INSTRUCTIONS FOR THE TASK: Copy exactly the lines from the start of the material through the line with "var hasMarker = [true, true, true, true, true, false];". Pictures stay out of the copy.

#### DATA BLOCK

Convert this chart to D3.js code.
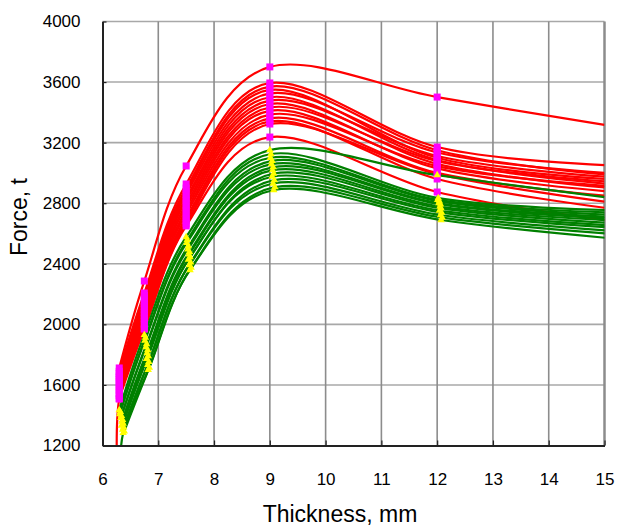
<!DOCTYPE html>
<html>
<head>
<meta charset="utf-8">
<script src="https://cdn.jsdelivr.net/npm/d3@7"></script>
<style>
  body { margin:0; background:#fff; }
  svg text { font-family:"Liberation Sans", Arial, sans-serif; fill:#000; }
</style>
</head>
<body>
<svg id="chart" width="617" height="526"></svg>
<script>
// thickness points (mm), the last one carries the line only, no marker
var thickness = [6.3, 6.75, 7.5, 9, 12, 15];
var hasMarker = [true, true, true, true, true, false];

// upper group (red lines, magenta squares), force in t
var redSeries = [
  [1712, 2286, 3046, 3700, 3501, 3317],
  [1690, 2207, 2927, 3594, 3171, 3052],
  [1675, 2190, 2900, 3570, 3150, 2990],
  [1660, 2170, 2880, 3548, 3100, 2960],
  [1648, 2150, 2860, 3525, 3135, 3000],
  [1635, 2135, 2835, 3500, 3085, 2930],
  [1620, 2118, 2818, 3478, 3112, 2975],
  [1605, 2100, 2795, 3455, 3060, 2905],
  [1590, 2080, 2775, 3432, 3078, 2945],
  [1575, 2060, 2752, 3410, 3030, 2880],
  [1560, 2040, 2730, 3385, 3045, 2915],
  [1545, 2020, 2705, 3360, 3000, 2850],
  [1530, 2000, 2685, 3340, 2960, 2770],
  [1510, 1972, 2664, 3323, 2993, 2810],
  [1507, 1969, 2650, 3237, 2874, 2689]
];

// lower group (green lines, yellow triangles)
var greenSeries = [
  [1434, 1930, 2577, 3151, 2986, 2840],
  [1422, 1912, 2558, 3125, 2834, 2755],
  [1408, 1892, 2538, 3100, 2822, 2740],
  [1396, 1870, 2516, 3080, 2812, 2725],
  [1383, 1850, 2496, 3058, 2800, 2712],
  [1370, 1830, 2478, 3038, 2792, 2700],
  [1358, 1810, 2462, 3018, 2778, 2688],
  [1345, 1790, 2444, 2996, 2766, 2670],
  [1332, 1772, 2428, 2975, 2752, 2655],
  [1320, 1752, 2410, 2952, 2738, 2640],
  [1305, 1732, 2392, 2930, 2722, 2620],
  [1294, 1714, 2374, 2906, 2705, 2598],
  [1283, 1699, 2359, 2887, 2689, 2570]
];
// measured thickness of the green group is a bit off the nominal one
var greenShift = [0, 0.02, 0.01, 0.04, 0.03, 0.06, 0.05, 0.07, 0.04, 0.08, 0.06, 0.09, 0.07];

// the lowest line of each group starts below the chart floor
var redLead = {series: 14, x: 6.27, value: 950};
var greenLead = {series: 12, x: 6.33, value: 950};

var xTicks = [6, 7, 8, 9, 10, 11, 12, 13, 14, 15];
var yTicks = [1200, 1600, 2000, 2400, 2800, 3200, 3600, 4000];

var box = {left: 102.5, right: 604.5, top: 21.5, bottom: 445.5};

var svg = d3.select("#chart");

var x = d3.scaleLinear().domain([6, 15]).range([box.left, box.right]);
var y = d3.scaleLinear().domain([1200, 4000]).range([box.bottom, box.top]);

svg.append("defs")
   .append("clipPath")
   .attr("id", "plot-clp")
   .append("rect")
   .attr("x", box.left)
   .attr("y", box.top)
   .attr("width", box.right - box.left)
   .attr("height", box.bottom - box.top);

// grid
svg.append("g")
   .selectAll("line")
   .data(yTicks.slice(1))
   .join("line")
   .attr("x1", box.left).attr("x2", box.right)
   .attr("y1", function(d) { return y(d) })
   .attr("y2", function(d) { return y(d) })
   .attr("stroke", "#a8a8a8")
   .attr("stroke-width", 1.6);

svg.append("g")
   .selectAll("line")
   .data(xTicks.slice(1))
   .join("line")
   .attr("x1", function(d) { return x(d) })
   .attr("x2", function(d) { return x(d) })
   .attr("y1", box.top).attr("y2", box.bottom)
   .attr("stroke", "#8c8c8c")
   .attr("stroke-width", function(d) { return d == 15 ? 2.5 : 1.6 });

function toPoints(vals, shift, lead, i) {
  var pts = thickness.map(function(t, j) {
    return {x: t + shift, y: vals[j], m: hasMarker[j]};
  });
  if (lead.series == i) pts.unshift({x: lead.x, y: lead.value, m: false});
  return pts;
}

var redPts = redSeries.map(function(v, i) { return toPoints(v, 0, redLead, i) });
var greenPts = greenSeries.map(function(v, i) { return toPoints(v, greenShift[i], greenLead, i) });

var line = d3.line()
   .x(function(d) { return x(d.x) })
   .y(function(d) { return y(d.y) })
   .curve(d3.curveCatmullRom.alpha(0));

var plot = svg.append("g").attr("clip-path", "url(#plot-clp)");

plot.append("g")
   .selectAll("path")
   .data(redPts)
   .join("path")
   .attr("d", line)
   .attr("fill", "none")
   .attr("stroke", "#ff0000")
   .attr("stroke-width", 2.2);

plot.append("g")
   .selectAll("path")
   .data(greenPts)
   .join("path")
   .attr("d", line)
   .attr("fill", "none")
   .attr("stroke", "#008000")
   .attr("stroke-width", 2.2);

var onlyMarked = function(s) { return s.filter(function(d) { return d.m }) };

plot.append("g")
   .selectAll("g")
   .data(redPts)
   .join("g")
   .selectAll("rect")
   .data(onlyMarked)
   .join("rect")
   .attr("x", function(d) { return x(d.x) - 3.5 })
   .attr("y", function(d) { return y(d.y) - 3.5 })
   .attr("width", 7)
   .attr("height", 7)
   .attr("fill", "#ff00ff");

var tri = d3.symbol().type(d3.symbolTriangle).size(24);
plot.append("g")
   .selectAll("g")
   .data(greenPts)
   .join("g")
   .selectAll("path")
   .data(onlyMarked)
   .join("path")
   .attr("d", tri)
   .attr("transform", function(d) { return "translate(" + x(d.x) + "," + y(d.y) + ")" })
   .attr("fill", "#ffff00");

// axes, ticks point inside the plot
var yAxis = svg.append("g")
   .attr("transform", "translate(" + box.left + ",0)")
   .call(d3.axisLeft(y).tickValues(yTicks).tickFormat(d3.format("d"))
        .tickSize(-4).tickSizeOuter(0).tickPadding(22));

var xAxis = svg.append("g")
   .attr("transform", "translate(0," + box.bottom + ")")
   .call(d3.axisBottom(x).tickValues(xTicks).tickFormat(d3.format("d"))
        .tickSize(-5).tickSizeOuter(0).tickPadding(27));

[yAxis, xAxis].forEach(function(a) {
  a.select(".domain").attr("stroke", "#222").attr("stroke-width", 2);
  a.selectAll(".tick line").attr("stroke", "#222").attr("stroke-width", 1.2);
  a.selectAll(".tick text")
   .style("font-family", '"Liberation Sans", Arial, sans-serif')
   .style("font-size", "17px")
   .attr("fill", "#000");
});

svg.append("text")
   .attr("x", 340)
   .attr("y", 522)
   .attr("text-anchor", "middle")
   .style("font-size", "23px")
   .text("Thickness, mm");

svg.append("text")
   .attr("transform", "translate(27,217) rotate(-90)")
   .attr("text-anchor", "middle")
   .style("font-size", "23px")
   .text("Force, t");
</script>
</body>
</html>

########

OUTPUT OF THE EXERCISE:
Convert this chart to D3.js code.
<!DOCTYPE html>
<html>
<head>
<meta charset="utf-8">
<script src="https://cdn.jsdelivr.net/npm/d3@7"></script>
<style>
  body { margin:0; background:#fff; }
  svg text { font-family:"Liberation Sans", Arial, sans-serif; fill:#000; }
</style>
</head>
<body>
<svg id="chart" width="617" height="526"></svg>
<script>
// thickness points (mm), the last one carries the line only, no marker
var thickness = [6.3, 6.75, 7.5, 9, 12, 15];
var hasMarker = [true, true, true, true, true, false];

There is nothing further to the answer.